What do you have in mind when you say it is sufficient but not necessary for the Lagrangian density to be invariant under boosts and rotations for the same laws of physics to appear in different inertial frames? I thought it was both necessary and sufficient. Are you thinking about physics that cannot be derived from an action principle but which are nevertheless Lorentz invariant?

What do you have in mind when you say it is sufficient but not necessary for the Lagrangian density to be invariant under boosts and rotations for the same laws of physics to appear in different inertial frames? I thought it was both necessary and sufficient. Are you thinking about physics that cannot be derived from an action principle but which are nevertheless Lorentz invariant?

I was merely being pedantic. :) QFT lagrangians are typically lorentz scalars. But two lagrangians that differ by a constant (or more generally, by a total derivative) correspond to the same physics. So, you could have some kind of weird transformation law that changes the lagrangian but preserves physics.

I was merely being pedantic. :) QFT lagrangians are typically lorentz scalars. But two lagrangians that differ by a constant (or more generally, by a total derivative) correspond to the same physics. So, you could have some kind of weird transformation law that changes the lagrangian but preserves physics.

I think you're selling yourself short there... In general, changes to the Lagrangian by a total derivative are considered harmless, except when the boundary effects are important. Usually, we postulate that the fields fall to zero at infinity, but things like gauge potentials don't have to, even if the physical fields like E and B do.

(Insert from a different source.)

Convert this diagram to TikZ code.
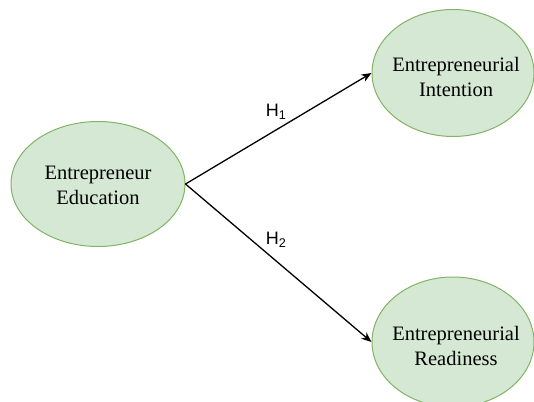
\documentclass[tikz,border=0pt]{standalone}
\usepackage{fontspec}
\setmainfont{Liberation Serif}
\newfontfamily\labelfont{Liberation Sans}
\usetikzlibrary{shapes.geometric,arrows.meta}
\definecolor{nodefill}{HTML}{D5E8D4}
\definecolor{nodeline}{HTML}{82B366}
\begin{document}
\begin{tikzpicture}[x=1pt,y=-1pt,
  construct/.style={ellipse, draw=nodeline, fill=nodefill, line width=1pt, inner sep=0pt},
  caption/.style={align=center, inner sep=0pt, font=\fontsize{20.5}{25}\selectfont},
  path/.style={-{Stealth[length=10pt,width=8pt,inset=3pt]}, line width=1.3pt, black},
  hyp/.style={inner sep=0pt, font=\labelfont\fontsize{18}{20}\selectfont}]
\useasboundingbox (0,0) rectangle (534,401);
\clip (0,0) rectangle (534,401);
% constructs
\node[construct, minimum width=174pt, minimum height=125pt] (edu) at (98,184) {};
\node[construct, minimum width=162pt, minimum height=127pt] (int) at (453,73) {};
\node[construct, minimum width=162pt, minimum height=130pt] (rea) at (453,342) {};
\node[caption] (eduT) at (98,185.5) {Entrepreneur\\Education};
\node[caption] (intT) at (456,76.5) {Entrepreneurial\\Intention};
\node[caption] (reaT) at (456,346) {Entrepreneurial\\Readiness};
% hypothesised paths
\draw[path] (edu.east) -- (int.west);
\draw[path] (edu.east) -- (rea.west);
\node[hyp] (h1) at (276,112) {H\textsubscript{1}};
\node[hyp] (h2) at (276,240) {H\textsubscript{2}};
\end{tikzpicture}
\end{document}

More generally though, a symmetry of a quantum system is some operator which commutes with the Hamiltonian. It is often insinuated in textbooks that this is equivalent to the Lagrangian remaining invariant under the desired transform. Apart from the total derivative issue above, there is another one, more subtle. The connection between the quantum Hamiltonian, which is an operator, and the Lagrangian, which is classical, is via the path integral. The path integral involves a measure over the space of paths, and the measure may not be preserved under the transform, even if the Lagrangian is. These lead to the so-called (and badly called) anomalies.